A key plank of Sturgeon’s argument in defence of not noticing her estranged husband’s lavish spending has been her and Murrell’s wealth. While he was chief executive and she was first minister, the childless couple were both earning more than £100,000 a year each.
Sturgeon said: “We were two people on high salaries, we don’t have children, we didn’t have, you know, an extensive social life, mainly because of the pressures of my job, we very rarely went on holiday, so we had incomes that would, as far as I could see, would have supported anything that I was seeing in my house.”
Doesn’t see herself as a 'victim'
Sturgeon became visibly emotional when she spoke about how her favourite necklace, given to her as a present by Murrell, had been bought with illicit funds.
But she said she did not see herself as a victim. Sturgeon said: “I’m a working class girl from the west of Scotland, I don’t like victim terminology, I will never think of myself as a victim.
“The SNP’s the victim in this crime and that hurts me too, because I joined the SNP at aged 16, it’s not just a political party to me, and obviously I led it for almost a decade, the SNP is like my extended family.”
£300,000 drop in accounts ‘not unusual’
Sturgeon’s oversight of the SNP’s accounts also came under scrutiny as she defended not raising concerns about a £300,000 drop in the party’s income in 2019.
She said: “The balance sheet would fluctuate, so it would not have been unusual to see changes in that. But it was also the case that whether in 2017 or 2019, the party was able to spend around £1 million in each of these election campaigns.”
Her response to ‘transparency’ concerns
Sturgeon rejected claims that she had been warned about problems with the SNP’s finances as early as 2021, when then-treasurer Douglas Chapman quit his position over a lack of transparency.
She said: “The idea there was anything in the accounts that would have alerted me to what Peter pled guilty to on Monday is absolutely fundamentally untrue.
“And if there had been, I suspect the police and the Crown Office might have reached a different position on me, and they wouldn’t have completely cleared me and taken absolutely no action against me in the way that happened.”
Pressed on the issue of the £600,000 raised as an independence campaign fighting fund, which triggered the police investigation into the SNP’s finances, Sturgeon said: “Until probably early 2023, there was no suggestion that what was being looked into in terms of the finances was potential embezzlement.

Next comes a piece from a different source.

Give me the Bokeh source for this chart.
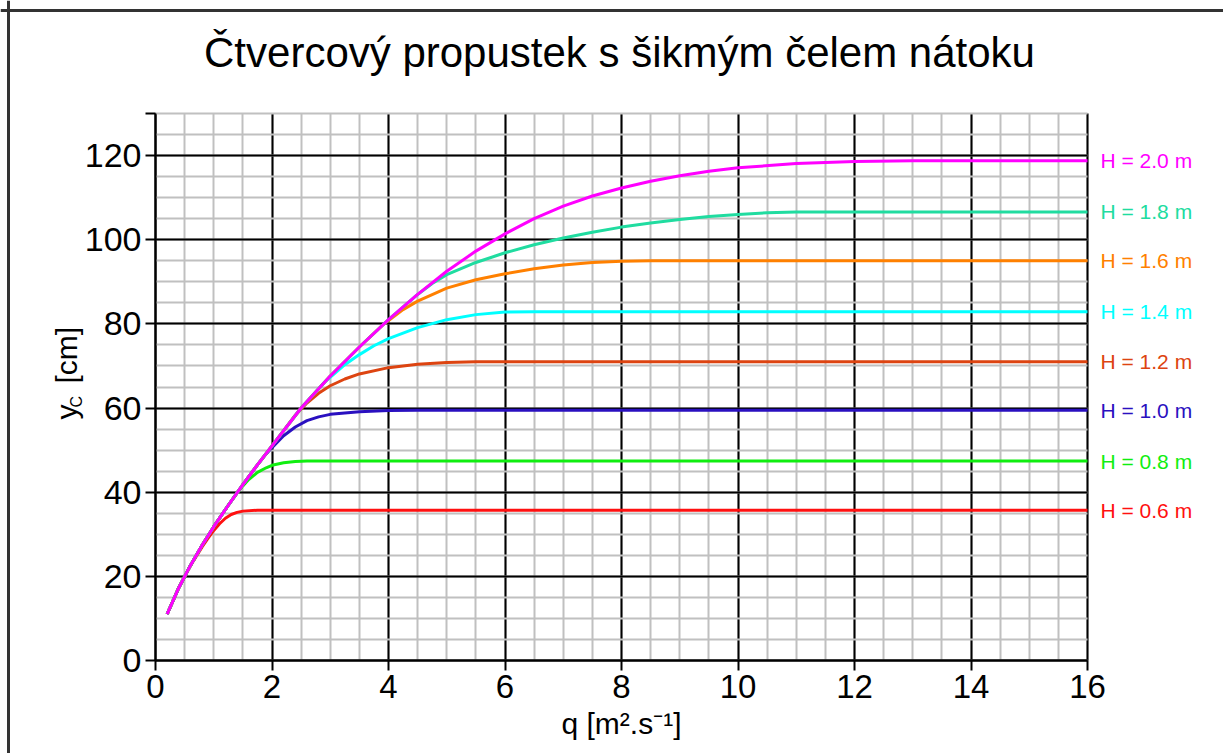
import math
from bokeh.plotting import figure
from bokeh.core.properties import value
from bokeh.models import (SingleIntervalTicker, FixedTicker, Label, LabelSet,
                          ColumnDataSource, Span, Range1d, Grid)
from bokeh.embed import file_html
from bokeh.resources import INLINE

# ---------------- data ----------------
q_20 = [0.2, 0.4, 0.6, 0.8, 1.0, 1.25, 1.5, 1.75, 2.0, 2.5, 3.0, 3.5, 4.0, 4.5, 5.0,
        5.5, 6.0, 6.5, 7.0, 7.5, 8.0, 8.5, 9.0, 9.5, 10.0, 11.0, 12.0, 13.0, 14.0, 16.0]
y_20 = [11.0, 17.3, 22.6, 27.4, 31.8, 36.9, 41.8, 46.5, 51.0, 60.0, 67.6, 74.5, 81.0, 87.0, 92.5,
        97.3, 101.4, 105.0, 108.0, 110.4, 112.3, 113.9, 115.2, 116.3, 117.1, 118.1, 118.6, 118.8, 118.8, 118.8]

q_18 = [0.2, 0.4, 0.6, 0.8, 1.0, 1.25, 1.5, 1.75, 2.0, 2.5, 3.0, 3.5, 4.0, 4.5, 4.75, 5.0, 5.5,
        6.0, 6.5, 7.0, 7.5, 8.0, 8.5, 9.0, 9.5, 10.0, 10.5, 11.0, 16.0]
y_18 = [11.0, 17.3, 22.6, 27.4, 31.8, 36.9, 41.8, 46.5, 51.0, 60.0, 67.6, 74.5, 81.0, 87.0, 89.6, 91.7, 94.6,
        96.9, 98.8, 100.4, 101.8, 103.0, 104.0, 104.8, 105.5, 106.0, 106.4, 106.6, 106.6]

q_16 = [0.2, 0.4, 0.6, 0.8, 1.0, 1.25, 1.5, 1.75, 2.0, 2.5, 3.0, 3.5, 3.9, 4.25, 4.5, 5.0, 5.5,
        6.0, 6.5, 7.0, 7.5, 8.0, 8.5, 16.0]
y_16 = [11.0, 17.3, 22.6, 27.4, 31.8, 36.9, 41.8, 46.5, 51.0, 60.0, 67.6, 74.5, 79.7, 83.4, 85.4, 88.5, 90.5,
        91.9, 93.1, 94.0, 94.6, 94.9, 95.0, 95.0]

q_14 = [0.2, 0.4, 0.6, 0.8, 1.0, 1.25, 1.5, 1.75, 2.0, 2.5, 2.9, 3.25, 3.5, 3.75, 4.0, 4.5, 5.0,
        5.5, 6.0, 6.5, 16.0]
y_14 = [11.0, 17.3, 22.6, 27.4, 31.8, 36.9, 41.8, 46.5, 51.0, 60.0, 66.1, 70.3, 72.7, 74.8, 76.5, 79.1, 81.0,
        82.2, 82.8, 82.9, 82.9]

q_12 = [0.2, 0.4, 0.6, 0.8, 1.0, 1.25, 1.5, 1.75, 2.0, 2.4, 2.6, 2.8, 3.0, 3.25, 3.5, 4.0, 4.5,
        5.0, 5.5, 16.0]
y_12 = [11.0, 17.3, 22.6, 27.4, 31.8, 36.9, 41.8, 46.5, 51.0, 58.3, 61.2, 63.5, 65.3, 66.9, 68.1, 69.6, 70.4,
        70.8, 71.0, 71.0]

q_10 = [0.2, 0.4, 0.6, 0.8, 1.0, 1.25, 1.5, 1.75, 1.9, 2.0, 2.2, 2.4, 2.6, 2.8, 3.0, 3.5, 4.0,
        4.5, 16.0]
y_10 = [11.0, 17.3, 22.6, 27.4, 31.8, 36.9, 41.8, 46.5, 49.1, 50.6, 53.4, 55.5, 57.0, 57.9, 58.5, 59.1, 59.4,
        59.5, 59.5]

q_08 = [0.2, 0.4, 0.6, 0.8, 1.0, 1.25, 1.4, 1.5, 1.6, 1.75, 1.9, 2.0, 2.2, 2.4, 2.6, 16.0]
y_08 = [11.0, 17.3, 22.6, 27.4, 31.8, 36.9, 39.8, 41.5, 43.0, 44.7, 45.8, 46.4, 47.0, 47.3, 47.4, 47.4]

q_06 = [0.2, 0.4, 0.6, 0.8, 0.9, 1.0, 1.1, 1.2, 1.3, 1.4, 1.5, 1.75, 2.0, 16.0]
y_06 = [11.0, 17.3, 22.5, 27.0, 29.0, 30.9, 32.5, 33.8, 34.7, 35.2, 35.5, 35.7, 35.7, 35.7]

series_names = ["H = 0.6 m", "H = 0.8 m", "H = 1.0 m", "H = 1.2 m",
                "H = 1.4 m", "H = 1.6 m", "H = 1.8 m", "H = 2.0 m"]
series_q = [q_06, q_08, q_10, q_12, q_14, q_16, q_18, q_20]
series_y = [y_06, y_08, y_10, y_12, y_14, y_16, y_18, y_20]
series_colors = ["#ff1010", "#10ee10", "#2a10c0", "#dd4411",
                 "#00ffff", "#ff8000", "#20dca0", "#ff00ff"]

x_min, x_max = 0, 16
y_min, y_max = 0, 130
y_tick_values = [0, 20, 40, 60, 80, 100, 120, 130]

title_text = "Čtvercový propustek s šikmým čelem nátoku"
x_label = "q [m².s⁻¹]"

FONT = "Liberation Sans"

# ---------------- layout: data area placed at fixed pixels ----------------
W, H = 1223, 753
left_px, right_px, top_px, bottom_px = 155, 1087, 113, 660
sx = (right_px - left_px) / (x_max - x_min)
sy = (bottom_px - top_px) / (y_max - y_min)
x_range = Range1d(x_min - left_px / sx, x_max + (W - right_px) / sx)
y_range = Range1d(y_min - (H - bottom_px) / sy, y_max + top_px / sy)


def px_x(px):
    return x_min + (px - left_px) / sx


def px_y(py):
    return y_min + (bottom_px - py) / sy


p = figure(width=W, height=H, x_range=x_range, y_range=y_range,
           output_backend="svg", toolbar_location=None, min_border=0,
           x_axis_location="below", y_axis_location="left")
p.outline_line_color = None
p.background_fill_color = "white"
p.border_fill_color = "white"

# axes pinned to the data origin
p.xaxis.ticker = SingleIntervalTicker(interval=2, num_minor_ticks=4)
p.yaxis.ticker = FixedTicker(ticks=y_tick_values)
p.yaxis.major_label_overrides = {130: ""}
p.xaxis.fixed_location = y_min
p.yaxis.fixed_location = x_min
p.xaxis.bounds = (x_min, x_max)
p.yaxis.bounds = (y_min, y_max)
for ax in (p.xaxis[0], p.yaxis[0]):
    ax.axis_line_color = "black"
    ax.axis_line_width = 2
    ax.major_tick_line_color = "black"
    ax.major_tick_line_width = 2
    ax.major_tick_out = 10
    ax.major_tick_in = 0
    ax.minor_tick_line_color = None
    ax.major_label_text_font = FONT
    ax.major_label_text_font_size = "33px"
    ax.major_label_text_color = "black"
    ax.major_label_standoff = 4
p.yaxis.major_label_text_font_size = "34px"
p.xaxis.axis_label = x_label
p.xaxis.axis_label_text_font = FONT
p.xaxis.axis_label_text_font_size = "30px"
p.xaxis.axis_label_text_font_style = "normal"
p.xaxis.axis_label_text_color = "black"
p.xaxis.axis_label_standoff = 6

# grids, limited to the data area
p.xgrid.ticker = SingleIntervalTicker(interval=2, num_minor_ticks=4)
p.ygrid.ticker = SingleIntervalTicker(interval=20, num_minor_ticks=4)
p.xgrid.bounds = (x_min, x_max)
p.ygrid.bounds = (y_min, y_max)
has_cross = "cross_bounds" in Grid.properties()
if has_cross:
    p.xgrid.cross_bounds = (y_min, y_max)
    p.ygrid.cross_bounds = (x_min, x_max)
for g in (p.xgrid[0], p.ygrid[0]):
    g.grid_line_color = "black"
    g.grid_line_width = 2
    g.minor_grid_line_color = "#c0c0c0"
    g.minor_grid_line_width = 2
    g.level = "underlay"
if not has_cross:
    p.xgrid.visible = False
    p.ygrid.visible = False
    xs_minor = [v / 2 for v in range(1, 32) if v % 4 != 0]
    xs_major = [v for v in range(0, 17, 2)]
    ys_minor = [v for v in range(5, 131, 5) if v % 20 != 0]
    ys_major = [v for v in range(0, 121, 20)]
    p.segment(xs_minor, [y_min] * len(xs_minor), xs_minor, [y_max] * len(xs_minor),
              line_color="#c0c0c0", line_width=2, level="underlay")
    p.segment([x_min] * len(ys_minor), ys_minor, [x_max] * len(ys_minor), ys_minor,
              line_color="#c0c0c0", line_width=2, level="underlay")
    p.segment(xs_major, [y_min] * len(xs_major), xs_major, [y_max] * len(xs_major),
              line_color="black", line_width=2, level="underlay")
    p.segment([x_min] * len(ys_major), ys_major, [x_max] * len(ys_major), ys_major,
              line_color="black", line_width=2, level="underlay")

# curves
for qs, ys, c in zip(series_q, series_y, series_colors):
    p.line(qs, ys, line_color=c, line_width=3, line_join="round")

# labels at the right end of each curve
lab_src = ColumnDataSource(dict(
    x=[qs[-1] for qs in series_q],
    y=[ys[-1] for ys in series_y],
    text=series_names,
    color=series_colors,
))
p.add_layout(LabelSet(x="x", y="y", text="text", source=lab_src,
                      x_offset=13, text_color="color", text_align="left",
                      text_baseline="middle", text_font=value(FONT),
                      text_font_size=value("21px")))

# title
p.add_layout(Label(x=px_x(619), y=px_y(52), text=title_text, text_align="center",
                   text_baseline="middle", text_font=FONT,
                   text_font_size="42px", text_color="black"))

# y axis label: y with subscript C, then [cm]
p.add_layout(Label(x=px_x(66), y=px_y(419), text="y", angle=math.pi / 2,
                   text_align="left", text_baseline="alphabetic",
                   text_font=FONT, text_font_size="30px", text_color="black"))
p.add_layout(Label(x=px_x(76), y=px_y(407), text="C", angle=math.pi / 2,
                   text_align="left", text_baseline="alphabetic",
                   text_font=FONT, text_font_size="16px", text_color="black"))
p.add_layout(Label(x=px_x(66), y=px_y(383), text="[cm]", angle=math.pi / 2,
                   text_align="left", text_baseline="alphabetic",
                   text_font=FONT, text_font_size="30px", text_color="black"))

# outer frame of the picture (left and top edges visible)
p.add_layout(Span(location=px_x(8), dimension="height",
                  line_color="#333333", line_width=3, level="overlay"))
p.add_layout(Span(location=px_y(10), dimension="width",
                  line_color="#333333", line_width=3, level="overlay"))

open("out.html", "w").write(file_html(p, INLINE))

“The issue that was being looked into was whether the £600,000 that had been raised to fund a second independent referendum had been used for election campaigning. And my comments were saying that the £600,000, although it didn’t sit in a separate bank account, was there and realisable for a referendum campaign when that happened.”
She added: “There were accusations being made at the time that we didn’t really want an independence referendum, that we’d raised this money on false pretences. That’s what was being referred to [when the SNP accused people of spreading ‘conspiracy theories’].”
Feels like she is ‘serving a sentence’ for Murrell’s crimes
The former first minister opened up about the pain the revelations about her husband’s criminal activities has caused her.
She said: “I'm sure Peter's not having the time of his life right now, but he's not the one having to answer questions and be vilified.
“I think my face has been on more front pages this week than his has. He's serving and will be serving a sentence for a crime he committed. I'm out here feeling as if I'm serving a sentence for a crime I did not commit.”
Why she gave no comment in police interview
Another issue on which Sturgeon has faced scrutiny is why she gave no comment in her police interview, despite previously pledging to cooperate fully with their inquiries.
She said: “I found myself arrested and being interviewed by the police, I was in a state of almost complete collapse, I was terrified, I was bewildered, I was in a state of high stress and anxiety.
“I instructed a lawyer, a very experienced lawyer, who told me that he was going to advise me to do the same as he advises every client in that situation, is to not answer the questions then in such a state of stress, and if I wanted to do that afterwards, I could do that in the way I did.
“I accepted that advice, and I would challenge anybody in the state I was in there to go in and do something different to what a very experienced lawyer was advising them to do.
“In the aftermath of that interview, I prepared a very detailed written document answering the questions that had been put to me and that was sent by my lawyer to both the Crown Office and the police in the summer of 2023. I heard nothing more.”